La actitud que adoptaron los maestros religiosos creó un ambiente hostil para los seguidores de Jesús. Alardeando de su posición, aquellos hombres proclamaban: “Ni uno de los gobernantes o de los fariseos ha puesto fe en él, ¿verdad?” (Juan 7:13, 48).
De este modo insinuaban que creer en Jesús era propio del populacho. Y aunque algunos dirigentes judíos —como Nicodemo y José de Arimatea— se hicieron discípulos, lo mantuvieron secreto por temor a sus compañeros (Juan 3:1, 2; 12:42; 19:38, 39).
De hecho, los guías religiosos habían decretado que quien aceptara a Jesús como el Mesías tendría que ser “expulsado de la sinagoga”, un castigo que suponía el rechazo de la sociedad (Juan 9:22).
Aquella oposición pronto se convirtió en violencia. Por ejemplo, el Sanedrín (el tribunal supremo judío) ordenó que a los apóstoles se les castigara con azotes por atreverse a predicar (Hechos 5:40).

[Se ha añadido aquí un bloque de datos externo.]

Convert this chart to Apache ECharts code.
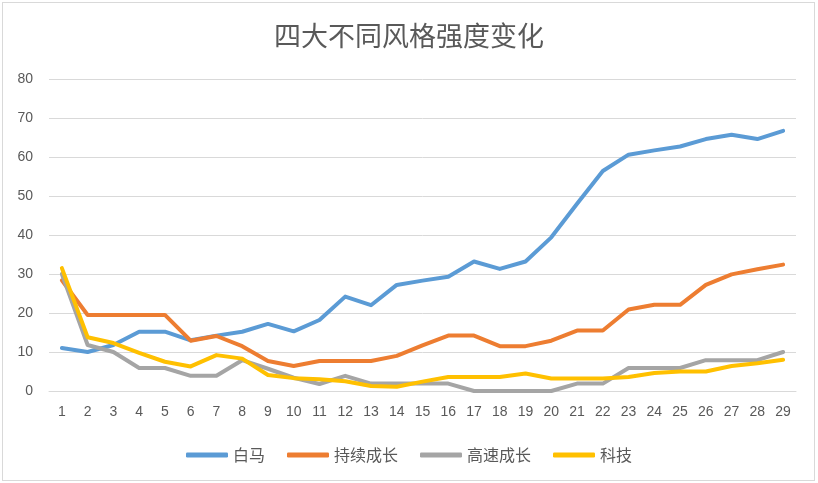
<!DOCTYPE html>
<html>
<head>
<meta charset="utf-8">
<script src="https://cdn.jsdelivr.net/npm/echarts@6/dist/echarts.min.js"></script>
<style>
  html, body { margin: 0; padding: 0; background: #fff; }
  #frame { position: absolute; left: 2px; top: 2px; width: 811px; height: 477px; border: 1px solid #d9d9d9; }
  #chart { position: absolute; left: 0; top: 0; width: 818px; height: 483px; }
</style>
</head>
<body>
<div id="frame"></div>
<div id="chart"></div>
<script>
// 1..29 期
const PERIODS = Array.from({ length: 29 }, (_, i) => String(i + 1));

const SERIES_NAMES = ["白马", "持续成长", "高速成长", "科技"];

const baima = [11, 10, 11.8, 15.2, 15.2, 13, 14.2, 15.2, 17.2, 15.3, 18.2, 24.2, 22, 27.2, 28.3, 29.3,
  33.2, 31.3, 33.2, 39.4, 48, 56.4, 60.6, 61.7, 62.7, 64.6, 65.7, 64.6, 66.7];
const chixu = [28.4, 19.5, 19.5, 19.5, 19.5, 12.9, 14.1, 11.5, 7.7, 6.4, 7.7, 7.7, 7.7, 9, 11.7, 14.2,
  14.2, 11.5, 11.5, 12.9, 15.5, 15.5, 20.9, 22.1, 22.1, 27.2, 29.9, 31.2, 32.4];
const gaosu = [30, 11.8, 10, 5.9, 5.9, 3.9, 3.9, 7.9, 5.7, 3.4, 1.8, 3.9, 1.9, 1.9, 1.9, 1.9,
  0, 0, 0, 0, 1.9, 1.9, 5.9, 5.9, 5.9, 7.9, 7.9, 7.9, 10];
const keji = [31.5, 13.8, 12.3, 9.8, 7.5, 6.3, 9.2, 8.3, 4.1, 3.3, 3, 2.5, 1.3, 1.1, 2.4, 3.6,
  3.6, 3.6, 4.5, 3.2, 3.2, 3.2, 3.6, 4.6, 5, 5, 6.4, 7.1, 8];

const Y_MIN = 0, Y_MAX = 80, Y_STEP = 10;

const COLORS = ["#5B9BD5", "#ED7D31", "#A5A5A5", "#FFC000"];
const TEXT = "#595959";
const FONT = "'Liberation Sans', 'Noto Sans CJK SC', sans-serif";
const CJK = "'Noto Sans CJK SC', sans-serif";

const chart = echarts.init(document.getElementById("chart"));

const series = [baima, chixu, gaosu, keji].map((data, i) => ({
  name: SERIES_NAMES[i],
  type: "line",
  data,
  showSymbol: false,
  symbol: "none",
  lineStyle: { width: 4, color: COLORS[i], cap: "round", join: "round" },
  itemStyle: { color: COLORS[i] },
}));

chart.setOption({
  animation: false,
  textStyle: { fontFamily: FONT },
  title: {
    text: "四大不同风格强度变化",
    left: "center",
    top: 17,
    textStyle: { color: TEXT, fontSize: 27, fontWeight: "normal", fontFamily: CJK },
  },
  legend: {
    bottom: 15,
    left: "center",
    itemWidth: 42,
    itemHeight: 5,
    itemGap: 22,
    icon: "roundRect",
    textStyle: { color: TEXT, fontSize: 16, fontFamily: CJK },
    data: SERIES_NAMES,
  },
  grid: { left: 49, right: 22, top: 79, bottom: 92 },
  xAxis: {
    type: "category",
    data: PERIODS,
    boundaryGap: true,
    axisLine: { lineStyle: { color: "#d9d9d9", width: 1 } },
    axisTick: { show: false },
    axisLabel: { color: TEXT, fontSize: 14, margin: 14, interval: 0 },
  },
  yAxis: {
    type: "value",
    min: Y_MIN,
    max: Y_MAX,
    interval: Y_STEP,
    axisLine: { show: false },
    axisTick: { show: false },
    axisLabel: { color: TEXT, fontSize: 14, margin: 16 },
    splitLine: { lineStyle: { color: "#d9d9d9", width: 1 } },
  },
  series,
});
</script>
</body>
</html>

Además, ese mismo tribunal condenó a muerte al discípulo Esteban, contra quien se presentaron falsos cargos de blasfemia. Justo después de que este fuera apedreado, “se levantó gran persecución contra la congregación que estaba en Jerusalén; [y] todos salvo los apóstoles fueron esparcidos por las regiones de Judea y de Samaria” (Hechos 6:8-14; 7:54–8:1).
Más adelante, el sumo sacerdote y “la asamblea de ancianos” aprobaron una campaña de persecución en la que participó Saulo, quien llegó a ser conocido como el apóstol Pablo (Hechos 9:1, 2; 22:4, 5).
En los años que siguieron a la muerte de Jesús, miles de personas tuvieron el valor de hacerse creyentes. Pero pese a su rápido crecimiento, los cristianos no dejaron de ser una minoría en la Palestina del siglo primero. Quien se atreviera a hacer pública su fe en Cristo se exponía a ser víctima de discriminación y violencia.